FRYE: A work of literature is the focus of a community. Different people will read it differently, agree and disagree about it, and eventually some kind of consensus emerges. This consensus is the objective residue, what remains after the subjectivity of individual approaches becomes increasingly dated. Much the same thing happens in the sciences—for example, Einstein made invaluable contributions to the contemporary picture of the physical world although he never really accepted the quantum randomness which is also now a part of that picture.

INNOCENTI: Some new trends in criticism, such as deconstruction, deny that we can reach the meaning of a literary work or even that there is a meaning.
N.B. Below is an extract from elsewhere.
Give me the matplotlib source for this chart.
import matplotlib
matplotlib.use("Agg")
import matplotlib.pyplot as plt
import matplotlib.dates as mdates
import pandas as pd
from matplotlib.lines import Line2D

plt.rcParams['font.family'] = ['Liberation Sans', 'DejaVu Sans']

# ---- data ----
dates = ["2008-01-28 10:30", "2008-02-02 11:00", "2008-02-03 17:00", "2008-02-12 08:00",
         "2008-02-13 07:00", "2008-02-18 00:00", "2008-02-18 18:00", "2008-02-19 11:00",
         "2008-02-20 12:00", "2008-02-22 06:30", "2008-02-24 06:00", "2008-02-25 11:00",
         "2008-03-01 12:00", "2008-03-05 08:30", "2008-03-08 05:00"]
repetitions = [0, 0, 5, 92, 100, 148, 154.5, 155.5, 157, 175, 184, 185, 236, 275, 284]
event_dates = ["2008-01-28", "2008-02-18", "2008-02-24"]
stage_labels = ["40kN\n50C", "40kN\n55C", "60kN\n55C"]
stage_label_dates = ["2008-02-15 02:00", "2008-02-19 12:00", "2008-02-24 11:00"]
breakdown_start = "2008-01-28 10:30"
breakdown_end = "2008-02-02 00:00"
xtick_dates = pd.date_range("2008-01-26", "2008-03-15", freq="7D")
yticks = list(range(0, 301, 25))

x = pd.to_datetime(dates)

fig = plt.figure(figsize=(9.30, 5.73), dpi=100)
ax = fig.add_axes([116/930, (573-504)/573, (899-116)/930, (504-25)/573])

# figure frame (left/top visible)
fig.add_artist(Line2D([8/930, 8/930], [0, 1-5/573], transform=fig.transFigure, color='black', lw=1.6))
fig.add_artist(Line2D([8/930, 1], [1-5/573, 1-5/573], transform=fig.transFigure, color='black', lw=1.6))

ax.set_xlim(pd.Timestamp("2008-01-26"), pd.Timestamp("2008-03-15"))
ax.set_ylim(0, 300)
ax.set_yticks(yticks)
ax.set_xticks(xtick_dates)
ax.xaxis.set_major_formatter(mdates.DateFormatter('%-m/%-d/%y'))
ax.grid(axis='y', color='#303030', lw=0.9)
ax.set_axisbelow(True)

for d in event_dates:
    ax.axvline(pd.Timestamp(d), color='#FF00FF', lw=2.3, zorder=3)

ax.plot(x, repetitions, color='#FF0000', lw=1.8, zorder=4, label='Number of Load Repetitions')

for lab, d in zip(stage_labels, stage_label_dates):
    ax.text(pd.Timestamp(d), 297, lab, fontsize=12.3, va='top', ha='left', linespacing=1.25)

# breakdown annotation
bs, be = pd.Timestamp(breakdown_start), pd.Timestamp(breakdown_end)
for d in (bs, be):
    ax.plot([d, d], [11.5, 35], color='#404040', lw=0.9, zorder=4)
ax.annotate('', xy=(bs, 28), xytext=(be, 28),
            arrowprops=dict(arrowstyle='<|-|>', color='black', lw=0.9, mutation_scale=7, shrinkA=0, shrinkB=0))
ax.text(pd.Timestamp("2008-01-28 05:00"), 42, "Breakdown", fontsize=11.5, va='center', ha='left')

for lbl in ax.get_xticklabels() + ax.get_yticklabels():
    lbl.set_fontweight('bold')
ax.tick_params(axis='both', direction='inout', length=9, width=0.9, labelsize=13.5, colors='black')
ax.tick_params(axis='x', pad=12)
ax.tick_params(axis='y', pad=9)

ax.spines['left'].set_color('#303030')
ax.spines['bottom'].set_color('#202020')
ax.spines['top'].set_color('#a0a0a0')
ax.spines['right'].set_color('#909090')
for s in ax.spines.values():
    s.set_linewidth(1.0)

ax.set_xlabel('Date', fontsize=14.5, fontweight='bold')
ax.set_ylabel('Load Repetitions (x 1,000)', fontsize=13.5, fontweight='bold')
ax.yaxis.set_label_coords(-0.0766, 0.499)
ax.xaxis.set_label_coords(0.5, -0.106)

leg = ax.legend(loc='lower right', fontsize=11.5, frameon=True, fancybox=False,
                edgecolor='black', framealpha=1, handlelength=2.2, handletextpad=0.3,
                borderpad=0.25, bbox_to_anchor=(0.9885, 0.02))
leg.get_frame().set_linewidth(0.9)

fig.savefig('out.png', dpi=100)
All efforts to interpret are ways to proliferate structures and senses in an infinite chain of nuances and differences. In my opinion, this sceptical position reduces all criticism to a solipsistic and narcissistic exercise. In your opinion, do literature and criticism possess a sense that might be saved from nihilism?

FRYE: The deconstructionists will have to speak for themselves, but I think the “anything goes” stage is headed for the dustbin already. Derrida himself has a “construal” basis of interpretation that he starts from, and I think his followers will soon discover that there is a finite number of “supplements” that can be based on that.1 In another decade they should have rediscovered the polysemous scheme of Dante, or something very like it.
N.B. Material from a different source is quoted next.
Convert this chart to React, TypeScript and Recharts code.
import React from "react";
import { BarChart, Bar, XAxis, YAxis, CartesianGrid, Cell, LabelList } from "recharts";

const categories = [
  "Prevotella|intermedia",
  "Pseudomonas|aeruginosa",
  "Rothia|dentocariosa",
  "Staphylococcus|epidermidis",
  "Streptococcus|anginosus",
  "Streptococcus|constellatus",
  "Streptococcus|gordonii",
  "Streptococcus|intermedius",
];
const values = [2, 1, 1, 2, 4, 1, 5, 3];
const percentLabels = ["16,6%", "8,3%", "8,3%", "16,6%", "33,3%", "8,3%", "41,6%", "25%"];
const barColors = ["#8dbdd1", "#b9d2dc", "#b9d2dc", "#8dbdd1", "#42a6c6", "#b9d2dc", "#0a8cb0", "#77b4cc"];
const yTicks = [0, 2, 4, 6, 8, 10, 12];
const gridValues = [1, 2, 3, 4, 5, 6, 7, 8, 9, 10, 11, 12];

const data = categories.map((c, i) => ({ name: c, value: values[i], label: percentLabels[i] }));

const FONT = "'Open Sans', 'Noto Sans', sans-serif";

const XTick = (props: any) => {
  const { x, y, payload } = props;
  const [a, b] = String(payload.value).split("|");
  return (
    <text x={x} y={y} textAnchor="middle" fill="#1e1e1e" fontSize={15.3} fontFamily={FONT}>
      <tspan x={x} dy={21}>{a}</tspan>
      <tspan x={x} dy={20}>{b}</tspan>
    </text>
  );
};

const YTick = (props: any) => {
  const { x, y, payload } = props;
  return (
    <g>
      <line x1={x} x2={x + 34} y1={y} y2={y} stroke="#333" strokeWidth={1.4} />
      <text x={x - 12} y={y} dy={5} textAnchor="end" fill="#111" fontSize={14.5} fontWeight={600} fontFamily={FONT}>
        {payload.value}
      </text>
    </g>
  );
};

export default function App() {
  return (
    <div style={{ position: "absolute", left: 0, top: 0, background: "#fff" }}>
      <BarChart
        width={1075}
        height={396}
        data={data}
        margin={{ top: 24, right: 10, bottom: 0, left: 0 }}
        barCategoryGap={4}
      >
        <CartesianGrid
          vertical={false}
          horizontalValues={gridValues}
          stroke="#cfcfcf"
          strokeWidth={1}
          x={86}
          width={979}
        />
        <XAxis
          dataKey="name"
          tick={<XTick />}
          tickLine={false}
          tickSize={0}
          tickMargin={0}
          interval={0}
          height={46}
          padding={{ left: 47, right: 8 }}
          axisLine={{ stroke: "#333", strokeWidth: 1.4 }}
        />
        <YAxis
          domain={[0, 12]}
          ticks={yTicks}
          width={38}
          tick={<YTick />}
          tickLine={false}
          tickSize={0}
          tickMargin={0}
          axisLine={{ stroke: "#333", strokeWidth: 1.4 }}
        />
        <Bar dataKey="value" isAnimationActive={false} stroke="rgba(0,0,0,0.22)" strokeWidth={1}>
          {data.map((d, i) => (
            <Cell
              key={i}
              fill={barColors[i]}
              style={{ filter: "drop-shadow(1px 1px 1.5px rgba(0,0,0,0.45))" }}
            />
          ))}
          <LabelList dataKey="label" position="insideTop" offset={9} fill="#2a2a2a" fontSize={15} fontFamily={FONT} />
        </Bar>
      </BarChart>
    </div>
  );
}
INNOCENTI: You have written that you don’t believe in a plurality of critical methods. What do you mean exactly?

FRYE: I don’t remember having said that I don’t believe in a plurality of critical methods: if I did I expressed myself carelessly, as it’s obvious that there is such a plurality.2 What I don’t believe in are mutually exclusive methods: I think a valid critical method owes its validity to a rough consistency with other valid methods. I think of validity as something to be established by experience, with certain approaches proving more useful than others, not by theory.

INNOCENTI: What is the function of criticism in the contemporary world?
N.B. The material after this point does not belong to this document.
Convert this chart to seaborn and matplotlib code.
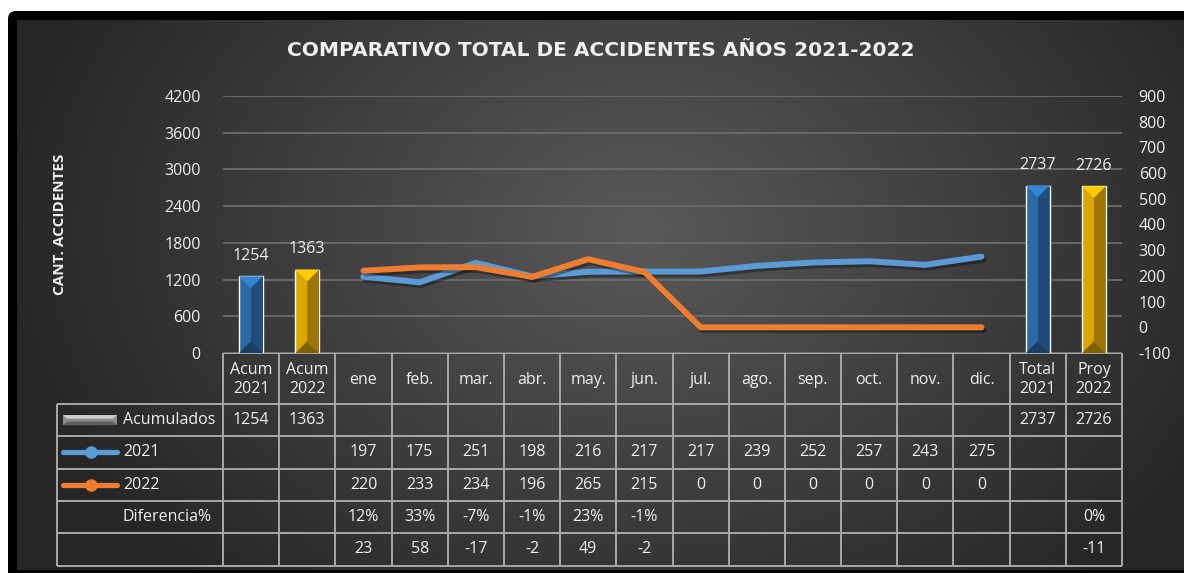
import numpy as np
import pandas as pd
import matplotlib
matplotlib.use("Agg")
import matplotlib.pyplot as plt
import seaborn as sns
from matplotlib.patches import Polygon, Rectangle, FancyBboxPatch
import matplotlib.patheffects as pe
from matplotlib.lines import Line2D

# ---------------- data ----------------
categories = ["Acum\n2021", "Acum\n2022", "ene", "feb.", "mar.", "abr.", "may.", "jun.",
              "jul.", "ago.", "sep.", "oct.", "nov.", "dic.", "Total\n2021", "Proy\n2022"]
months = categories[2:14]
bar_categories = ["Acum\n2021", "Acum\n2022", "Total\n2021", "Proy\n2022"]
bar_values = [1254, 1363, 2737, 2726]
bar_kind = ["blue", "gold", "blue", "gold"]
values_2021 = [197, 175, 251, 198, 216, 217, 217, 239, 252, 257, 243, 275]
values_2022 = [220, 233, 234, 196, 265, 215, 0, 0, 0, 0, 0, 0]
diff_pct = ["12%", "33%", "-7%", "-1%", "23%", "-1%"]
diff_abs = ["23", "58", "-17", "-2", "49", "-2"]
proy_diff_pct = "0%"
proy_diff_abs = "-11"
left_ticks = [0, 600, 1200, 1800, 2400, 3000, 3600, 4200]
right_ticks = [-100, 0, 100, 200, 300, 400, 500, 600, 700, 800, 900]
row_labels = ["Acumulados", "2021", "2022", "Diferencia%", ""]
title = "COMPARATIVO TOTAL DE ACCIDENTES AÑOS 2021-2022"
ylabel = "CANT. ACCIDENTES"

# ---------------- style ----------------
sns.set_style("dark")
plt.rcParams["font.family"] = ["Open Sans", "DejaVu Sans"]
plt.rcParams["axes.unicode_minus"] = False
TXT = "#f0f0f0"
GRID = "#6c6c6c"
TABLE = "#a8a8a8"
C2021 = "#5B9BD5"
C2022 = "#ED7D31"
facets = {
    "blue": {"base": "#2C69A5", "top": "#3585D3", "right": "#1F4C7B", "bottom": "#1B3D63"},
    "gold": {"base": "#DCA600", "top": "#FFCC00", "right": "#9C7600", "bottom": "#7E6200"},
}

W, H = 1184, 573
fig = plt.figure(figsize=(W / 100, H / 100), dpi=100)
fig.patch.set_facecolor("white")

# background (pixel coordinates, y downwards)
bg = fig.add_axes([0, 0, 1, 1], zorder=-10)
bg.set_xlim(0, W)
bg.set_ylim(H, 0)
bg.axis("off")
bg.add_patch(FancyBboxPatch((8, 11), W + 20, H + 20, boxstyle="round,pad=0,rounding_size=8",
                            facecolor="black", edgecolor="none", zorder=0))
gx0, gx1, gy0, gy1 = 17, W, 20, 570
yy, xx = np.mgrid[gy0:gy1, gx0:gx1]
r = np.sqrt(((xx - 640) / 640.0) ** 2 + ((yy - 230) / 480.0) ** 2)
v = 0.35 - 0.20 * np.clip(r, 0, 1)
img = np.dstack([v, v, v])
bg.imshow(img, extent=(gx0, gx1, gy1, gy0), aspect="auto", zorder=1, interpolation="bilinear")

# layout constants
PL, PR, PT, PB = 223, 1122, 96, 353
NC = len(categories)
CW = (PR - PL) / NC
LABEL_L = 57
HEADER_B = 404
ROW_H = (565.5 - HEADER_B) / 5

ax = fig.add_axes([PL / W, (H - PB) / H, (PR - PL) / W, (PB - PT) / H])
ax.set_facecolor("none")

# bars
df_bars = pd.DataFrame({"cat": bar_categories, "val": bar_values})
pal = {c: facets[k]["base"] for c, k in zip(bar_categories, bar_kind)}
sns.barplot(data=df_bars, x="cat", y="val", hue="cat", order=categories, palette=pal,
            width=0.42, saturation=1, ax=ax, legend=False, zorder=3)
ax.set_xlim(-0.5, NC - 0.5)
ax.set_ylim(left_ticks[0], left_ticks[-1])
ax.set_yticks(left_ticks)
ax.set_xticks([])
ax.set_xlabel("")
ax.set_ylabel(ylabel, fontsize=11, fontweight="bold", color=TXT)
ax.yaxis.set_label_coords(-0.1735, 0.5)
ax.tick_params(axis="y", length=0, pad=16, labelsize=11.5, labelcolor=TXT)
ax.yaxis.grid(True, color=GRID, lw=1.3)
ax.xaxis.grid(False)
ax.set_axisbelow(True)
for s in ax.spines.values():
    s.set_visible(False)

# bevel facets
ypp = (left_ticks[-1] - left_ticks[0]) / (PB - PT)
for patch, kind, val in zip([p for p in ax.patches if p.get_height() > 0], bar_kind, bar_values):
    x0 = patch.get_x()
    w = patch.get_width()
    h = patch.get_height()
    x1 = x0 + w
    xc = x0 + w / 2
    d = (w / 2) * CW * ypp
    f = facets[kind]
    ax.add_patch(Polygon([(x0, h), (x1, h), (xc, h - d)], closed=True, facecolor=f["top"], edgecolor="none", zorder=4))
    ax.add_patch(Polygon([(x1, h), (xc, h - d), (xc, d), (x1, 0)], closed=True, facecolor=f["right"], edgecolor="none", zorder=4))
    ax.add_patch(Polygon([(x0, 0), (x1, 0), (xc, d)], closed=True, facecolor=f["bottom"], edgecolor="none", zorder=4))
    ax.annotate(f"{val}", (xc, h), xytext=(0, 9), textcoords="offset points", ha="center", va="bottom",
                fontsize=11.5, color=TXT)

# lines
ax2 = ax.twinx()
ax2.set_facecolor("none")
pos = list(range(2, 14))
df_lines = pd.DataFrame({"pos": pos * 2, "val": values_2021 + values_2022,
                         "serie": ["2021"] * 12 + ["2022"] * 12})
sns.lineplot(data=df_lines, x="pos", y="val", hue="serie", palette={"2021": C2021, "2022": C2022},
             lw=4.3, ax=ax2, legend=False)
for ln in ax2.get_lines():
    ln.set_solid_capstyle("round")
    ln.set_solid_joinstyle("round")
    ln.set_path_effects([pe.SimpleLineShadow(offset=(1.5, -2), shadow_color="black", alpha=0.35), pe.Normal()])
ax2.set_ylim(right_ticks[0], right_ticks[-1])
ax2.set_yticks(right_ticks)
ax2.set_xlim(-0.5, NC - 0.5)
ax2.set_xlabel("")
ax2.set_ylabel("")
ax2.tick_params(axis="y", length=0, pad=12, labelsize=11.5, labelcolor=TXT)
ax2.grid(False)
for s in ax2.spines.values():
    s.set_visible(False)

# title
fig.text(601 / W, 1 - 51 / H, title, ha="center", va="center", fontsize=14.5, fontweight="bold",
         color=TXT, family=["DejaVu Sans"])

# ---------------- data table (drawn in pixel coords) ----------------
def colx(i):
    return PL + i * CW

lk = dict(color=TABLE, lw=1.4, zorder=3, solid_capstyle="butt")
bg.plot([PL, PR], [PB, PB], **lk)
for i in range(NC + 1):
    bg.plot([colx(i), colx(i)], [PB, 565.5], **lk)
bg.plot([LABEL_L, LABEL_L], [HEADER_B, 565.5], **lk)
for k in range(6):
    yk = HEADER_B + k * ROW_H
    bg.plot([LABEL_L, PR], [yk, yk], **lk)

tk = dict(ha="center", va="center", fontsize=11.5, color=TXT, zorder=4)
for i, c in enumerate(categories):
    bg.text(colx(i) + CW / 2, (PB + HEADER_B) / 2 + 1, c, linespacing=1.3, **tk)

rows = []
rows.append([str(bar_values[0]), str(bar_values[1])] + [""] * 12 + [str(bar_values[2]), str(bar_values[3])])
rows.append(["", ""] + [str(v) for v in values_2021] + ["", ""])
rows.append(["", ""] + [str(v) for v in values_2022] + ["", ""])
rows.append(["", ""] + diff_pct + [""] * 6 + ["", proy_diff_pct])
rows.append(["", ""] + diff_abs + [""] * 6 + ["", proy_diff_abs])
for r_i, row in enumerate(rows):
    yc = HEADER_B + (r_i + 0.5) * ROW_H
    for i, t in enumerate(row):
        if t:
            bg.text(colx(i) + CW / 2, yc, t, **tk)
    bg.text(123, yc, row_labels[r_i], ha="left", va="center", fontsize=11.5, color=TXT, zorder=4)

# legend keys
ky = [HEADER_B + (k + 0.5) * ROW_H for k in range(3)]
kx0, kx1 = 63, 117
bg.add_patch(Polygon([(kx0, ky[0] - 5), (kx1, ky[0] - 5), (kx1 - 4, ky[0] - 1.5), (kx0 + 4, ky[0] - 1.5)],
                     closed=True, facecolor="#cfcfcf", edgecolor="none", zorder=4))
bg.add_patch(Rectangle((kx0, ky[0] - 5), kx1 - kx0, 10, facecolor="#8c8c8c", edgecolor="none", zorder=3.5))
bg.add_patch(Polygon([(kx0, ky[0] + 5), (kx1, ky[0] + 5), (kx1 - 4, ky[0] + 1.5), (kx0 + 4, ky[0] + 1.5)],
                     closed=True, facecolor="#5e5e5e", edgecolor="none", zorder=4))
for yk_, col in zip(ky[1:], [C2021, C2022]):
    bg.add_line(Line2D([kx0, kx1], [yk_, yk_], color=col, lw=3.8, solid_capstyle="round", zorder=4))
    bg.add_line(Line2D([(kx0 + kx1) / 2 + 1], [yk_], color=col, marker="o", markersize=8, zorder=5))

fig.savefig("out.png", dpi=100, facecolor=fig.get_facecolor())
FRYE: Criticism and literature are related as theory to practice, and the function of criticism is to explain the social function and relevance of literature. Also to deal with the relationships of different kinds of verbal experience often, in practice, spoken of as “outside” literature.

INNOCENTI: According to you, value judgments should be avoided in analysing a text. Sometimes negative evaluations have had remarkable consequences for certain authors such as Milton, who was much abused by critics. Do you think there are writers who have been as much abused and deserve a critical re-evaluation?

FRYE: As long as I believe criticism to be a structure of knowledge, I don’t see how value judgments can be anything but tentative and provisional assumptions. One approaches Shakespeare with an assumption that his reputation is based on something that will make him rewarding to work with: one finds this assumption confirmed in one’s experience, but no actual scholarship can ever be based on the value judgment. “Wrong” value judgments are not errors in taste: they are expressions of inadequate knowledge about literature. The negative value judgments about Milton two generations ago did nothing either for Milton or for the advance of criticism. They were really political and moral judgments, and are as dead as the dinosaurs now. I don’t say that a classic writer can never lose his original position: Cicero certainly lost something of his after the social climate of early humanism changed, but he didn’t lose it because anybody made out a case against him. “Re-evaluation,” I keep insisting, is leisure-class gossip, not the study of literature.

INNOCENTI: What are you working on now?

FRYE: I am trying to follow up my study of the Bible and literature, The Great Code, with a successor that will take in more critical theory and more of the Bible’s actual infiltration into Western literature. Anyone studying Islamic culture would almost certainly start with the Koran; I’d like to see if a similar procedure wouldn’t work with the Bible and Western literature.